SHORT TASK ▸ Your task is to retype the lines from the opening of the material through the line that includes "0.0, 3.5, 7.1, 2.7, 4.3, 1.5, 6.6, 6.6, 5.7]". Do not copy the pictures.

**** DATA EXTRACT ****

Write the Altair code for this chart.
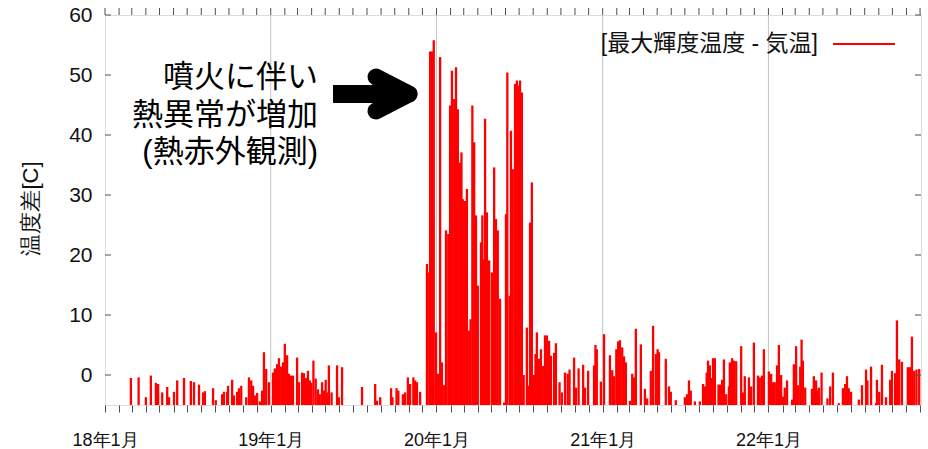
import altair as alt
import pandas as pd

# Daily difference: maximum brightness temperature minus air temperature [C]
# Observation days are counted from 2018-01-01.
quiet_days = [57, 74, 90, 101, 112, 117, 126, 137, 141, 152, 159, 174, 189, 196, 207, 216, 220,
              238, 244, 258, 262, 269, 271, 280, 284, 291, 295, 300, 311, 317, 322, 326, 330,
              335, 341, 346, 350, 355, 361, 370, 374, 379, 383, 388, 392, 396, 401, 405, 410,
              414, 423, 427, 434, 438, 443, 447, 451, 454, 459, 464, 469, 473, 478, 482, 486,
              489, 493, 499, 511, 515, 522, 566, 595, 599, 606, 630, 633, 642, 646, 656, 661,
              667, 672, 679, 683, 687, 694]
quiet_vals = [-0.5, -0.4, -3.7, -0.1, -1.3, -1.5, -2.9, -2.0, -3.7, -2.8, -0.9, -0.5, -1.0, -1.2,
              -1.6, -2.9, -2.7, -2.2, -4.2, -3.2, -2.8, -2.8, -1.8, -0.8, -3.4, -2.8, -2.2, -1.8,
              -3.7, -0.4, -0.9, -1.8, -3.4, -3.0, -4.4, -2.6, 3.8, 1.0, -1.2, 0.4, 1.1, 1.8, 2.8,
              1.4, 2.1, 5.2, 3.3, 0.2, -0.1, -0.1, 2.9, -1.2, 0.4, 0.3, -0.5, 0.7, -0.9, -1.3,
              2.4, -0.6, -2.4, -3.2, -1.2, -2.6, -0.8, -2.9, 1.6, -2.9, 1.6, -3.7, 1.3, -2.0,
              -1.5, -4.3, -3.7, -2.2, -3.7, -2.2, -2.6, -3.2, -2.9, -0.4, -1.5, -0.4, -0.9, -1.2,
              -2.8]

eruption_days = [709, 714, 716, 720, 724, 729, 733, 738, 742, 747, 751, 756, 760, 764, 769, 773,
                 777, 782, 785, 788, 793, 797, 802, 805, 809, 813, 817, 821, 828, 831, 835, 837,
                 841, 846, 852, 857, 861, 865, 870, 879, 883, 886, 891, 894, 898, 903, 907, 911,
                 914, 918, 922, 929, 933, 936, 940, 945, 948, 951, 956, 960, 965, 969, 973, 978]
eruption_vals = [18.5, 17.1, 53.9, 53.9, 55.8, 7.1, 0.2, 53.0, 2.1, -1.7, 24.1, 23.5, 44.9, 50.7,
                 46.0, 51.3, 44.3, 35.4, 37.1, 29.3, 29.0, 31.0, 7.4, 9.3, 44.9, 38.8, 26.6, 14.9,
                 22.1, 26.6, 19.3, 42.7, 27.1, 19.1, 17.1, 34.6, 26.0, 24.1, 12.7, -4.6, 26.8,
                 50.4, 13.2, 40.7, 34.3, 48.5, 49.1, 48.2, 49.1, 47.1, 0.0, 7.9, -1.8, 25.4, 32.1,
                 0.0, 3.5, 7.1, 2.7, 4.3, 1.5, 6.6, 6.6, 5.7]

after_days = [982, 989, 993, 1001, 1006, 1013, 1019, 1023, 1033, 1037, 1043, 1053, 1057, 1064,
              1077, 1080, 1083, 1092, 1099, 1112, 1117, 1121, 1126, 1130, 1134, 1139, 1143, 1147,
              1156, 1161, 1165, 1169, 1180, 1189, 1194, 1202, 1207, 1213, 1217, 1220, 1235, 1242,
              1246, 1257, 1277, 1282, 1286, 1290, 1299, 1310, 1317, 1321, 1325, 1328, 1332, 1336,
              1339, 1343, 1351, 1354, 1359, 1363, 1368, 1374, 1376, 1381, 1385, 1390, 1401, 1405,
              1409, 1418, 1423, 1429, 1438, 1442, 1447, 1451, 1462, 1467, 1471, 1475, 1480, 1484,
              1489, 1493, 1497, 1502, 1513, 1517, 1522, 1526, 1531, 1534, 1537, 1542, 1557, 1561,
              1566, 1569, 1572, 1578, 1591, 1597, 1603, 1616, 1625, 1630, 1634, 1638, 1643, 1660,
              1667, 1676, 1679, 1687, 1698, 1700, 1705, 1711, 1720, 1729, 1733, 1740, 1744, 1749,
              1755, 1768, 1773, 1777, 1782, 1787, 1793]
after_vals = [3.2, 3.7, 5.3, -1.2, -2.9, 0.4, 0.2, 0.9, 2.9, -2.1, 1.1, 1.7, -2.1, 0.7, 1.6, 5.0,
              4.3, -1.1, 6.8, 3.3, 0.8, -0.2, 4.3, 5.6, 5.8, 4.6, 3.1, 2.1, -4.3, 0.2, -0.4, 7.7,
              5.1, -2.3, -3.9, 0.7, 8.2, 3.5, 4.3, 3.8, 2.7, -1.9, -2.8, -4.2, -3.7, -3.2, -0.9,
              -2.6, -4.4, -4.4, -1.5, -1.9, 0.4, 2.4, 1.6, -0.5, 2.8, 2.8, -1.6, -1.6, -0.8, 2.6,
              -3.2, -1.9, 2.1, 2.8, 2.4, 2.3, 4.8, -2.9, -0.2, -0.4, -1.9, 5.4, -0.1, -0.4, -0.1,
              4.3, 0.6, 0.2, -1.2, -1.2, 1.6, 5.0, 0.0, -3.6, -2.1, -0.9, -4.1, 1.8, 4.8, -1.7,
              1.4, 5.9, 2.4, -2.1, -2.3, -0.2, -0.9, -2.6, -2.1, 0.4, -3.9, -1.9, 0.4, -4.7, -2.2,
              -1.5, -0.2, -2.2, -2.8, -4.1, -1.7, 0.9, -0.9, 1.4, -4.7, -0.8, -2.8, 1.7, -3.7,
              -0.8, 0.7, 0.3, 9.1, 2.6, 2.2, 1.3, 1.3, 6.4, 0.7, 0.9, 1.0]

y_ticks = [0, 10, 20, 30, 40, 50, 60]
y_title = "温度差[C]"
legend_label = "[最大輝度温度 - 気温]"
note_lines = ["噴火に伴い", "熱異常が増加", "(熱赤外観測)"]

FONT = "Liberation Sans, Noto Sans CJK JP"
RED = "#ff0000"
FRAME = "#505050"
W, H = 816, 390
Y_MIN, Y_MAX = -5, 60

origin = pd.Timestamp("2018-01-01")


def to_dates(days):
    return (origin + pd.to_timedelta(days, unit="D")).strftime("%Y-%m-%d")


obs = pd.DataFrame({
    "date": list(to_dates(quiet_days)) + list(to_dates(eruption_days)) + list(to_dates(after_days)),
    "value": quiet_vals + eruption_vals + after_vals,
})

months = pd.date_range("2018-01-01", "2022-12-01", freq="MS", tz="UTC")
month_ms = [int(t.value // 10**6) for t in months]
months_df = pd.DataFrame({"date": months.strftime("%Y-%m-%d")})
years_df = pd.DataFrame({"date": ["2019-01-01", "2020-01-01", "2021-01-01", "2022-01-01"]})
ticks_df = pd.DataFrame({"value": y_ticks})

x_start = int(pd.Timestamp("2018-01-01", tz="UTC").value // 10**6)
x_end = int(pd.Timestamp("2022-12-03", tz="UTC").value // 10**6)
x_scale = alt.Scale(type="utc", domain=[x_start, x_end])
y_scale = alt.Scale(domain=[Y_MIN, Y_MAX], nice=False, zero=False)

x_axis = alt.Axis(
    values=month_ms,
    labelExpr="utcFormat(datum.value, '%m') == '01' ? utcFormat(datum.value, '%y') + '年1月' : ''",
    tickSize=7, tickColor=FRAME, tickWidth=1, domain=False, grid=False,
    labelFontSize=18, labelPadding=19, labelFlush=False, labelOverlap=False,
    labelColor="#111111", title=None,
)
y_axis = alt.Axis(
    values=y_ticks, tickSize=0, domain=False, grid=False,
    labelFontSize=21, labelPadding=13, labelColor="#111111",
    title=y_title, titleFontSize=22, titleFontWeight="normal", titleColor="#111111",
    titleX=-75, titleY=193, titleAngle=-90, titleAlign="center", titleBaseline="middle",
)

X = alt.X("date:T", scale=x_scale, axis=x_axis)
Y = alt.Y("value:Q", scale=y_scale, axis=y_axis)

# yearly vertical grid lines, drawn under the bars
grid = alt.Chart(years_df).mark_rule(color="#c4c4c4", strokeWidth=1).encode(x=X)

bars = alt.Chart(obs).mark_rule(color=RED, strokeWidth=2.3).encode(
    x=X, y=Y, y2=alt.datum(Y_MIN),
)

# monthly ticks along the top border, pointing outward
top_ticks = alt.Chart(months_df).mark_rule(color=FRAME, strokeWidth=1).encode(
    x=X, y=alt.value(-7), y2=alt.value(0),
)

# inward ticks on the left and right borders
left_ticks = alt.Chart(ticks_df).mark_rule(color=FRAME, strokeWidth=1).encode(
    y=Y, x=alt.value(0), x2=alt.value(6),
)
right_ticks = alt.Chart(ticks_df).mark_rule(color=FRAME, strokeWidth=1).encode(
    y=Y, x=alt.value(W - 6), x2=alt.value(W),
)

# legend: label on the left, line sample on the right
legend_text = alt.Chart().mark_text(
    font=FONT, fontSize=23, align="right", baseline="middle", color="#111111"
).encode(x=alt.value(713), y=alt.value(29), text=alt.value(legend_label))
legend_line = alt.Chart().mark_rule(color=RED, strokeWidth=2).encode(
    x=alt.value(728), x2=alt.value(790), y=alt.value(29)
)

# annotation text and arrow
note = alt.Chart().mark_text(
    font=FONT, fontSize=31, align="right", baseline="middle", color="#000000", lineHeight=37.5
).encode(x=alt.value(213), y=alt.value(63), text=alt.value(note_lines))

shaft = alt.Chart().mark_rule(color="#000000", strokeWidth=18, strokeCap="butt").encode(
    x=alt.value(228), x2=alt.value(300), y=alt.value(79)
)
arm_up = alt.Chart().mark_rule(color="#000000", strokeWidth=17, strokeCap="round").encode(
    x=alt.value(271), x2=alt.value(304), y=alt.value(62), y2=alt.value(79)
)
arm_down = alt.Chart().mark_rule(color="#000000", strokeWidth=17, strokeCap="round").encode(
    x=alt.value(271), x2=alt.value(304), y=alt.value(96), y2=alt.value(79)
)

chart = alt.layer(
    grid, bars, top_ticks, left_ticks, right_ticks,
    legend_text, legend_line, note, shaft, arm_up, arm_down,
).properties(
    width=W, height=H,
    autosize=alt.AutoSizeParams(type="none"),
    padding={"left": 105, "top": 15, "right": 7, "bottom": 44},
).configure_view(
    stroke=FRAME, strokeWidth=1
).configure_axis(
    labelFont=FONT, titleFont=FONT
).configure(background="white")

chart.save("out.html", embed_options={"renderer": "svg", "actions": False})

****

ANSWER TO THIS PROBLEM ▸
Write the Altair code for this chart.
import altair as alt
import pandas as pd

# Daily difference: maximum brightness temperature minus air temperature [C]
# Observation days are counted from 2018-01-01.
quiet_days = [57, 74, 90, 101, 112, 117, 126, 137, 141, 152, 159, 174, 189, 196, 207, 216, 220,
              238, 244, 258, 262, 269, 271, 280, 284, 291, 295, 300, 311, 317, 322, 326, 330,
              335, 341, 346, 350, 355, 361, 370, 374, 379, 383, 388, 392, 396, 401, 405, 410,
              414, 423, 427, 434, 438, 443, 447, 451, 454, 459, 464, 469, 473, 478, 482, 486,
              489, 493, 499, 511, 515, 522, 566, 595, 599, 606, 630, 633, 642, 646, 656, 661,
              667, 672, 679, 683, 687, 694]
quiet_vals = [-0.5, -0.4, -3.7, -0.1, -1.3, -1.5, -2.9, -2.0, -3.7, -2.8, -0.9, -0.5, -1.0, -1.2,
              -1.6, -2.9, -2.7, -2.2, -4.2, -3.2, -2.8, -2.8, -1.8, -0.8, -3.4, -2.8, -2.2, -1.8,
              -3.7, -0.4, -0.9, -1.8, -3.4, -3.0, -4.4, -2.6, 3.8, 1.0, -1.2, 0.4, 1.1, 1.8, 2.8,
              1.4, 2.1, 5.2, 3.3, 0.2, -0.1, -0.1, 2.9, -1.2, 0.4, 0.3, -0.5, 0.7, -0.9, -1.3,
              2.4, -0.6, -2.4, -3.2, -1.2, -2.6, -0.8, -2.9, 1.6, -2.9, 1.6, -3.7, 1.3, -2.0,
              -1.5, -4.3, -3.7, -2.2, -3.7, -2.2, -2.6, -3.2, -2.9, -0.4, -1.5, -0.4, -0.9, -1.2,
              -2.8]

eruption_days = [709, 714, 716, 720, 724, 729, 733, 738, 742, 747, 751, 756, 760, 764, 769, 773,
                 777, 782, 785, 788, 793, 797, 802, 805, 809, 813, 817, 821, 828, 831, 835, 837,
                 841, 846, 852, 857, 861, 865, 870, 879, 883, 886, 891, 894, 898, 903, 907, 911,
                 914, 918, 922, 929, 933, 936, 940, 945, 948, 951, 956, 960, 965, 969, 973, 978]
eruption_vals = [18.5, 17.1, 53.9, 53.9, 55.8, 7.1, 0.2, 53.0, 2.1, -1.7, 24.1, 23.5, 44.9, 50.7,
                 46.0, 51.3, 44.3, 35.4, 37.1, 29.3, 29.0, 31.0, 7.4, 9.3, 44.9, 38.8, 26.6, 14.9,
                 22.1, 26.6, 19.3, 42.7, 27.1, 19.1, 17.1, 34.6, 26.0, 24.1, 12.7, -4.6, 26.8,
                 50.4, 13.2, 40.7, 34.3, 48.5, 49.1, 48.2, 49.1, 47.1, 0.0, 7.9, -1.8, 25.4, 32.1,
                 0.0, 3.5, 7.1, 2.7, 4.3, 1.5, 6.6, 6.6, 5.7]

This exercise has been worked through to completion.